## start Supplied data
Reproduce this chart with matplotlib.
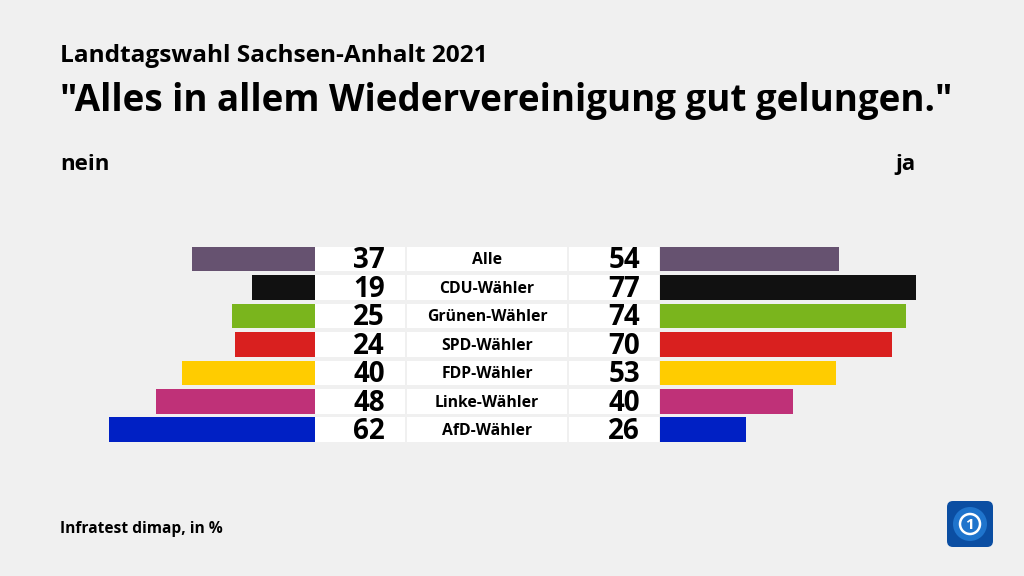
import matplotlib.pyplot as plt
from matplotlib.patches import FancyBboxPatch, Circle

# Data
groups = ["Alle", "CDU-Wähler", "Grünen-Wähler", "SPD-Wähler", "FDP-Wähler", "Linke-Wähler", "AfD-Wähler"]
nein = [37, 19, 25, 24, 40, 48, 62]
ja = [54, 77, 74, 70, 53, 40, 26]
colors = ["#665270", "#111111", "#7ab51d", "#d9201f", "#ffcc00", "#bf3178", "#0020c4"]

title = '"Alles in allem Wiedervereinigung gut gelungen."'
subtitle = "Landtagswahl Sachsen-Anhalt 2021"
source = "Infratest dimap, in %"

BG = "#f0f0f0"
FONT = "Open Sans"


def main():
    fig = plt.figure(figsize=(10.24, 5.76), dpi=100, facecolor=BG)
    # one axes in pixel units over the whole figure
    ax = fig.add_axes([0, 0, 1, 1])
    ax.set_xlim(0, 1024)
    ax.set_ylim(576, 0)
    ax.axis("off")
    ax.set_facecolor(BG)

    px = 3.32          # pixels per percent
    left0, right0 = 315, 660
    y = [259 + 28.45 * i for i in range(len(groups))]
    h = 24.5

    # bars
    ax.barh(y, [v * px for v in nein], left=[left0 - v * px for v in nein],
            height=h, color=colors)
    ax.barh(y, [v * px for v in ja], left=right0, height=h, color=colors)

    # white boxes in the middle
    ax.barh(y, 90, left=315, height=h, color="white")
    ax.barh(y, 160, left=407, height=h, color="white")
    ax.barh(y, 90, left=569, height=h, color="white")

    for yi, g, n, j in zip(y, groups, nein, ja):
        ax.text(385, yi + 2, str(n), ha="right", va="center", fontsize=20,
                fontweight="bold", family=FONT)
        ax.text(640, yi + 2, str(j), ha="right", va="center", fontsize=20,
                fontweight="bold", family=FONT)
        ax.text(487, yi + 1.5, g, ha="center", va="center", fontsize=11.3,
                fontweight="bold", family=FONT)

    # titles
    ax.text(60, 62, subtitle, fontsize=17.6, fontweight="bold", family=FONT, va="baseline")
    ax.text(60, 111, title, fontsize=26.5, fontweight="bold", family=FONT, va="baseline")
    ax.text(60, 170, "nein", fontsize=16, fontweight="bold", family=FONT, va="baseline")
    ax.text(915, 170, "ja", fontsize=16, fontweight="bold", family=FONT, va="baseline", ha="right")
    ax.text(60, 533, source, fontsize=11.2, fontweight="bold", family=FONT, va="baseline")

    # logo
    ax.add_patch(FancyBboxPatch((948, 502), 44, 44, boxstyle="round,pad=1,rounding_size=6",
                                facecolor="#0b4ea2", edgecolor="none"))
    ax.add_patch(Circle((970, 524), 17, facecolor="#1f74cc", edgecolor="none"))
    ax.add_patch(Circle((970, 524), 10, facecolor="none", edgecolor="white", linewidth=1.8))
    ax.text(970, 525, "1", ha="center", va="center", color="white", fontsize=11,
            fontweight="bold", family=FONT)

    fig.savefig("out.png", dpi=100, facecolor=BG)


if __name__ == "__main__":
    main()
## end Supplied data
◆ Requirement
Gather all lines from the listing above in which "matplotlib" occurs.

◆ Task output
Reproduce this chart with matplotlib.
import matplotlib.pyplot as plt
from matplotlib.patches import FancyBboxPatch, Circle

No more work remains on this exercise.